*Given task*:
Repeat, exactly and completely, the material that follows. Omit the pictures.

*Provided data*:
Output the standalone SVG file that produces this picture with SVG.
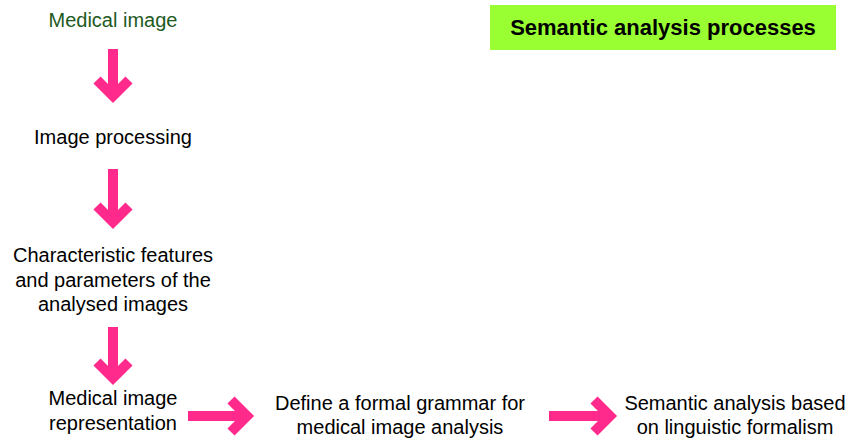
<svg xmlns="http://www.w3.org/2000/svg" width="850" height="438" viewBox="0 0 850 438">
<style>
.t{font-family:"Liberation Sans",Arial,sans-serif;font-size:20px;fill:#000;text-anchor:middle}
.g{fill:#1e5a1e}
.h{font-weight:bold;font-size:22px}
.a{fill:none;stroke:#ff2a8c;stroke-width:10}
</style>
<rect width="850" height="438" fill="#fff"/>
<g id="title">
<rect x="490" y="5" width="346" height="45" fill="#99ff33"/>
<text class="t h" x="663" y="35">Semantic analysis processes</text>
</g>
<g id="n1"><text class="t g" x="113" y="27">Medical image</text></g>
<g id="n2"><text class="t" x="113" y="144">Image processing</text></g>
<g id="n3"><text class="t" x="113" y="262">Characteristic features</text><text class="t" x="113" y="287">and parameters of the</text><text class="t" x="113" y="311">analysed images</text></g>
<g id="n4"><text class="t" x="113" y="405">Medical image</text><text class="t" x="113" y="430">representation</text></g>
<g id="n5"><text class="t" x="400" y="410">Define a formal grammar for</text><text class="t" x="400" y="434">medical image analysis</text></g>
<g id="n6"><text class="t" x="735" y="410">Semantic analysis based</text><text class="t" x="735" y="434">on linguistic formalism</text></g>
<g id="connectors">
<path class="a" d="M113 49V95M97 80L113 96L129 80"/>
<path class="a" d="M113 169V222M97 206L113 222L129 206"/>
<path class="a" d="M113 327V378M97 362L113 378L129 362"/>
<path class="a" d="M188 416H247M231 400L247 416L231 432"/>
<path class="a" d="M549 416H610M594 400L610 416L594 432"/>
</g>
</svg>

*Full solution*:
Output the standalone SVG file that produces this picture with SVG.
<svg xmlns="http://www.w3.org/2000/svg" width="850" height="438" viewBox="0 0 850 438">
<style>
.t{font-family:"Liberation Sans",Arial,sans-serif;font-size:20px;fill:#000;text-anchor:middle}
.g{fill:#1e5a1e}
.h{font-weight:bold;font-size:22px}
.a{fill:none;stroke:#ff2a8c;stroke-width:10}
</style>
<rect width="850" height="438" fill="#fff"/>
<g id="title">
<rect x="490" y="5" width="346" height="45" fill="#99ff33"/>
<text class="t h" x="663" y="35">Semantic analysis processes</text>
</g>
<g id="n1"><text class="t g" x="113" y="27">Medical image</text></g>
<g id="n2"><text class="t" x="113" y="144">Image processing</text></g>
<g id="n3"><text class="t" x="113" y="262">Characteristic features</text><text class="t" x="113" y="287">and parameters of the</text><text class="t" x="113" y="311">analysed images</text></g>
<g id="n4"><text class="t" x="113" y="405">Medical image</text><text class="t" x="113" y="430">representation</text></g>
<g id="n5"><text class="t" x="400" y="410">Define a formal grammar for</text><text class="t" x="400" y="434">medical image analysis</text></g>
<g id="n6"><text class="t" x="735" y="410">Semantic analysis based</text><text class="t" x="735" y="434">on linguistic formalism</text></g>
<g id="connectors">
<path class="a" d="M113 49V95M97 80L113 96L129 80"/>
<path class="a" d="M113 169V222M97 206L113 222L129 206"/>
<path class="a" d="M113 327V378M97 362L113 378L129 362"/>
<path class="a" d="M188 416H247M231 400L247 416L231 432"/>
<path class="a" d="M549 416H610M594 400L610 416L594 432"/>
</g>
</svg>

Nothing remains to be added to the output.